In this installment of the Recruit Notebook, we meet the Canes’ new starting Tight End: TE Brevin Jordan.
Miami has gotten back to the recruiting roots of focusing on South Florida as the foundation of every class. But, the Canes still look to recruit nationally to round out the roster with talented players, and that’s what they did in getting TE Brevin Jordan to join the 2018 recruiting class.
A standout at powerhouse Las Vegas (NV) Bishop Gorman, Jordan is a big, dynamic athlete at the Tight End position. A bit shorter than your prototypical TE, the 6’3” 250lb Jordan has good size and very good athleticism, and can impact that game in a variety of ways.
Jordan first showed up on Bishop Gorman’s varsity team as a sophomore, splitting time between offense and defense. He settled on offense as a junior, ending the year with 27 catches for 501 yards and 9 TDs for the Nevada State Champions. His numbers exploded as a senior, with 63 catches for 1,111 yards and 14 TDs, while adding 9 carries for 53 yards and 3 TDs just for fun.

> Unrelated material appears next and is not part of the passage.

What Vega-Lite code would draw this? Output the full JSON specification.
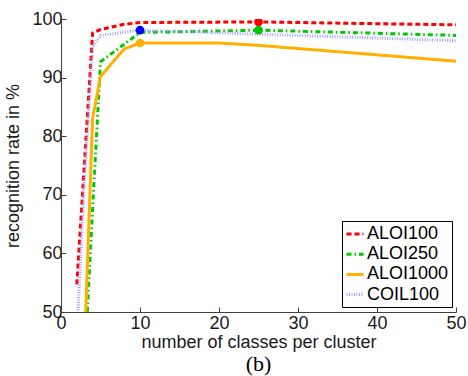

Jordan’s connection to Miami started when he got an offer from the Canes after his junior year. When he took an unofficial visit to Miami in the spring of 2017, things accelerated quickly for both sides. Jordan committed to Miami shortly thereafter, giving Miami their top target at a position of need.
Like many players in Miami’s 2018 recruiting class, Jordan participated in Nike’s The Opening on team Savage Pro. There, he teamed with QB Jarren Williams, RB Lorenzo Lingard, and WR Mark Pope, among others, and that bond only solidified Jordan’s commitment to Miami.
Though he’s a national recruit, Jordan has been all-in with the Canes throughout this cycle. His mother has even chimed in on twitter about her support for the U, and her pleasure with Brevin’s decision to come to Miami to work with the Canes’ outstanding and nurturing coaching staff.
It’s not often that Miami goes to the West coast (or close, in this case) to recruit players. But, when they do, they invariably get elite talent, and Brevin Jordan fits that bill to a T.
On the 247sports composite, Jordan is a 4-star prospect, the #3 TE in this class, #3 in the State of Nevada, and #62 recruit overall. For a team looking to replace David Njoku and Christopher Herndon IV, Jordan is a sight for sore eyes.
Jordan committed to Miami over a list of 30 other scholarship offers from around the country, including Alabama, Ohio State, UCLA and USC.
Jordan as a Player
Brevin Jordan is everything you want in a Tight End. He’s quick off the ball, and a weapon in the passing game. He’s most comfortable working the middle of the field up the seam, and does a good job to find space against both man and zone defenses.
Jordan is a willing blocker in the run game, but needs to develop more consistency there. He will need to add strength at the college level to be better able to block P5 DEs (but he won’t likely be asked to do that on a 1-on-1 basis).
There were times that Bishop Gorman split Jordan out as a wide receiver, and that could continue in college. Jordan has a similar skillset to Christopher Herndon IV, so it stands to reason that Jordan could be moved around as Herndon IV was in his Miami career, with snaps being available at FB, H-Back, Tight End, and Slot Receiver (and even wide receiver, but that’s doubtful with Miami’s depth and talent on the outside).
- Pass catching
- Ability to play multiple positions (FB, H-Back, TE, Slot)
- Speed relative to comparable players (LBs who would cover him)
- Strength vs similar or larger players
- Physique (a bit of baby fat, will need to rework his body a bit in college, but that shouldn’t be hard for an athlete of Jordan’s caliber)
Miami has lost 2 incredibly talented TEs off the roster in the past 2 years with David Njoku going to the NFL after the 2016 season, and Christopher Herndon IV going to the league after his senior season in 2017. Add in a couple recruiting misses in recent years, and the transfer of Jovani Haskins before the 2017 season, and Miami needs impact players at Tight End badly.
Lucky for them, Jordan is a dynamic athlete who can be used in a number of ways on offense. He’s one of the best TEs in the 2018 recruiting class, and if he were 2 inches taller, he’d be ranked #1 at his position. Even still, this is an elite national talent, and Miami will put his prodigious talents to good use in 2018.
Chances for a redshirt: 0/10
I’ve said this about a couple other players in this class, but Jordan is simply too good to stay on the sidelines for Miami. When you add in the dearth of talent at the TE position, and Jordan playing, and playing A LOT, in 2018 is a virtual certainty.
That’s it for this installment of the Recruit Notebook.